Tourism along Croatia’s Adriatic coast was a $4-billion-a-year business before war broke out in 1991. Croatia is hoping to regain the lost business, but European air companies reportedly have canceled flights to Dubrovnik since the crash April 3 that killed Brown and 34 other people. Dubrovnik is one of Croatia’s main tourist destinations.

Luzavec said articles about safety at the airport caused huge damage to the tourism industry. “During the investigation of the plane’s crash, I did not see any fact that would indicate an error of the control tower or the Dubrovnik airport,” Luzavec told reporters. It is still not clear what caused the crash.

U.S. and Croatian officials have not finished their investigation, which is underway both at the crash site near Dubrovnik and at U.S. bases in Germany and the United States. On Thursday, the Croatian news agency HINA said U.S. helicopters lifted the tail section of the plane off the Dalmatian hillside where it crashed in bad weather.
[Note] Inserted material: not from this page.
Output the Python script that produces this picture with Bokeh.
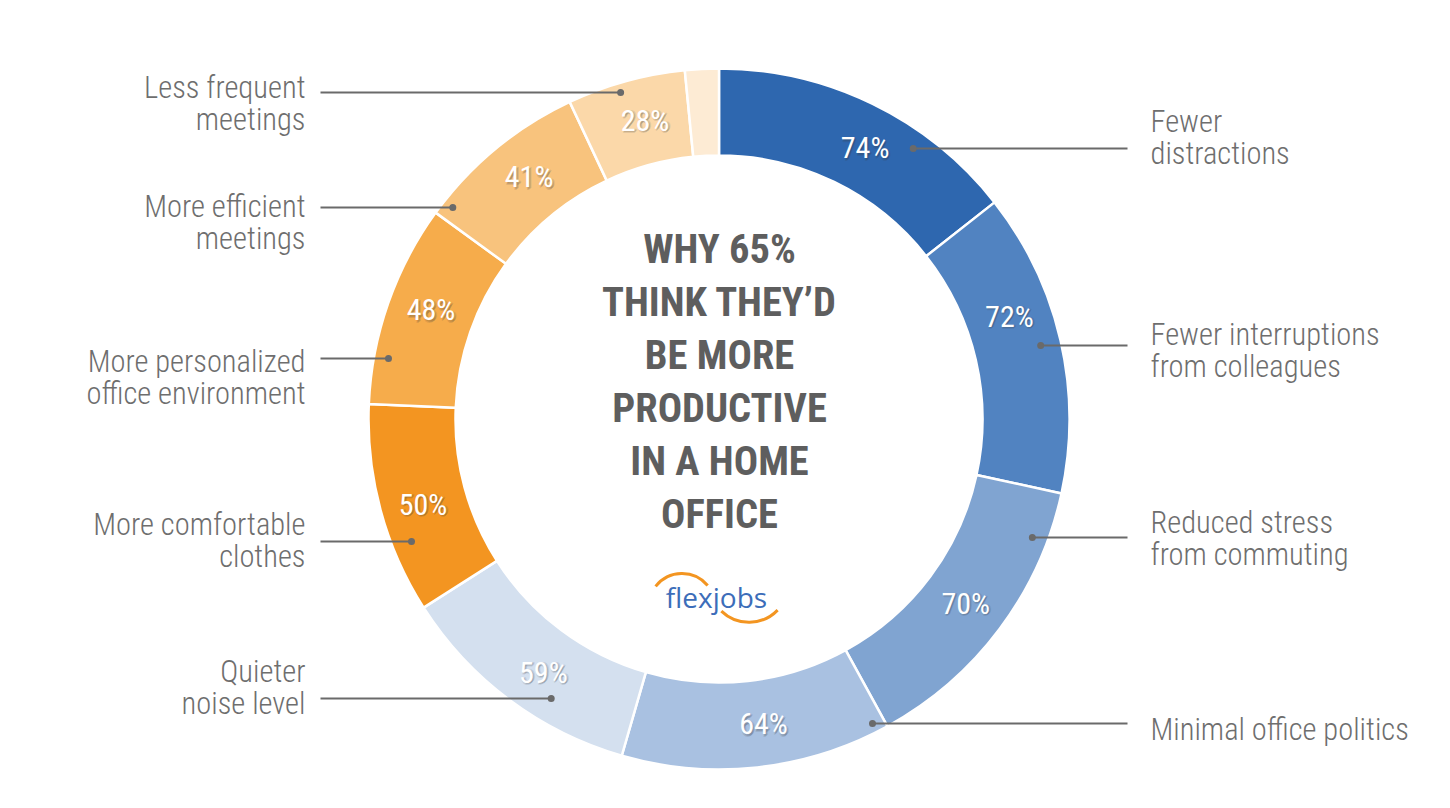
import numpy as np
from bokeh.plotting import figure
from bokeh.models import Range1d, ColumnDataSource
from bokeh.core.properties import value
from bokeh.embed import file_html
from bokeh.resources import INLINE

# ---------------- data ----------------
categories = [
    "Fewer\ndistractions",
    "Fewer interruptions\nfrom colleagues",
    "Reduced stress\nfrom commuting",
    "Minimal office politics",
    "Quieter\nnoise level",
    "More comfortable\nclothes",
    "More personalized\noffice environment",
    "More efficient\nmeetings",
    "Less frequent\nmeetings",
]
values = [74, 72, 70, 64, 59, 50, 48, 41, 28]
remainder = 8  # small unlabeled slice closing the ring
colors = ["#2E67AF", "#5183C1", "#80A4D1", "#A9C1E1", "#D4E0EF",
          "#F39521", "#F6AC4B", "#F8C37D", "#FBD8A9"]
remainder_color = "#FDEBD4"
title_lines = ["WHY 65%", "THINK THEY\u2019D", "BE MORE", "PRODUCTIVE", "IN A HOME", "OFFICE"]

# ---------------- layout (image pixel coordinates) ----------------
W, H = 1434, 792
def X(px):
    return px
def Y(py):
    return H - py

CX, CY = 718.5, 418.5
R_OUT, R_IN = 350.5, 263.5
side = ["R", "R", "R", "R", "L", "L", "L", "L", "L"]
label_first_y = [121, 334, 522, 729, 671, 524, 361, 206, 87]
leader_y = [148, 345, 537, 723, 698, 541, 358, 207, 92]
dot_r = [333, 330, 335, 341, 326, 331, 336, 340, 341]
pct_nudge_deg = [-2.4, 6.5, 0, 2, 2, 1, -1.5, -1.5, -1.5]
PCT_R = 308
RIGHT_LINE_END, RIGHT_TEXT_X = 1127, 1150
LEFT_LINE_END, LEFT_TEXT_X = 320, 305
LINE_STEP = 32

FONT = "Roboto Condensed, DejaVu Sans Condensed, sans-serif"
FONT_LIGHT = "Roboto Condensed Light, Roboto Condensed, sans-serif"
LABEL_COLOR = "#6E6E6E"
LINE_COLOR = "#6A6A6A"

p = figure(width=W, height=H, x_range=Range1d(0, W), y_range=Range1d(0, H),
           output_backend="svg", toolbar_location=None,
           x_axis_type=None, y_axis_type=None, min_border=0)
p.grid.visible = False
p.outline_line_color = None
p.background_fill_color = "white"
p.border_fill_color = "white"

# ---------------- donut ----------------
all_vals = values + [remainder]
all_cols = colors + [remainder_color]
total = float(sum(all_vals))
cum = np.concatenate([[0], np.cumsum(all_vals)])
ang_before = np.pi / 2 - cum[:-1] / total * 2 * np.pi
ang_after = np.pi / 2 - cum[1:] / total * 2 * np.pi
src = ColumnDataSource(dict(
    x=[X(CX)] * len(all_vals), y=[Y(CY)] * len(all_vals),
    start=list(ang_after), end=list(ang_before), color=all_cols,
))
p.annular_wedge(x="x", y="y", inner_radius=R_IN, outer_radius=R_OUT,
                start_angle="start", end_angle="end", direction="anticlock",
                fill_color="color", line_color="white", line_width=2.5, source=src)

# ---------------- percent labels ----------------
mids = (ang_before[:-1] + ang_after[:-1]) / 2 + np.radians(pct_nudge_deg)
px = [X(CX) + PCT_R * np.cos(a) for a in mids]
py = [Y(CY) + PCT_R * np.sin(a) for a in mids]
pct = [f"{v}%" for v in values]
for dx, dy, al in [(1.5, -1.5, 0.18), (0.5, -2.5, 0.12), (2.5, -0.5, 0.12)]:
    p.text(x=px, y=py, text=pct, text_color="#3a3a3a", text_alpha=al,
           text_font=value(FONT), text_font_size="30px",
           text_align="center", text_baseline="middle", x_offset=dx, y_offset=-dy)
p.text(x=px, y=py, text=pct, text_color="white",
       text_font=value(FONT), text_font_size="30px",
       text_align="center", text_baseline="middle")

# ---------------- leader lines & dots ----------------
for i, cat in enumerate(categories):
    ly = leader_y[i]
    dyy = CY - ly
    dxx = np.sqrt(max(dot_r[i] ** 2 - dyy ** 2, 0))
    if side[i] == "R":
        dot_x = CX + dxx
        end_x = RIGHT_LINE_END
        tx, align = RIGHT_TEXT_X, "left"
    else:
        dot_x = CX - dxx
        end_x = LEFT_LINE_END
        tx, align = LEFT_TEXT_X, "right"
    p.line([X(dot_x), X(end_x)], [Y(ly), Y(ly)], line_color=LINE_COLOR, line_width=2)
    p.scatter([X(dot_x)], [Y(ly)], size=7, fill_color=LINE_COLOR, line_color=None)
    lines = cat.split("\n")
    p.text(x=[X(tx)] * len(lines),
           y=[Y(label_first_y[i] + k * LINE_STEP) for k in range(len(lines))],
           text=lines, text_color=LABEL_COLOR, text_font=value(FONT_LIGHT),
           text_font_size="30.5px", text_align=align, text_baseline="middle")

# ---------------- centre title ----------------
p.text(x=[X(719)] * len(title_lines),
       y=[Y(248 + 53 * k) for k in range(len(title_lines))],
       text=title_lines, text_color="#5E5E5E", text_font=value(FONT),
       text_font_style="bold", text_font_size="40.5px",
       text_align="center", text_baseline="middle")

# ---------------- flexjobs logo ----------------
p.arc(x=[X(681.5)], y=[Y(606.5)], radius=33.5,
      start_angle=np.radians(40), end_angle=np.radians(142),
      line_color="#F39521", line_width=3)
p.arc(x=[X(748.5)], y=[Y(582)], radius=39.8,
      start_angle=np.radians(226), end_angle=np.radians(316),
      line_color="#F39521", line_width=3)
p.text(x=[X(716)], y=[Y(596)], text=["flexjobs"], text_color="#3C6DB9",
       text_font=value("Open Sans"), text_font_size="28px",
       text_align="center", text_baseline="middle")

open("out.html", "w").write(file_html(p, INLINE))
U.S. officials have said it would take another six to eight weeks for any preliminary results to be released. “The plane, for some reasons, did not follow a regular procedure for landing at the Dubrovnik airport,” HINA quoted Luzavec as saying. “Our control tower and the airport did not do anything that would cause the tragedy.”

Since the crash, independent media in Croatia have questioned whether Dubrovnik airport might have become unsafe due to the government’s delay in replacing the sophisticated equipment taken by the withdrawing Yugoslav army in 1992. Dubrovnik’s navigation system relied on technology previously described by American and local officials as reliable, but about 50 years old. The more advanced Instrumental Landing System was stolen by the Serb-led army and a new one was scheduled to be installed by the end of the summer. A test conducted recently by a C-12 aircraft with a pilot and a crew from the U.S. Federal Aviation Administration showed no problems with the airport’s navigation system, but more analysis is needed to determine whether the system was working well when Brown’s plane crashed.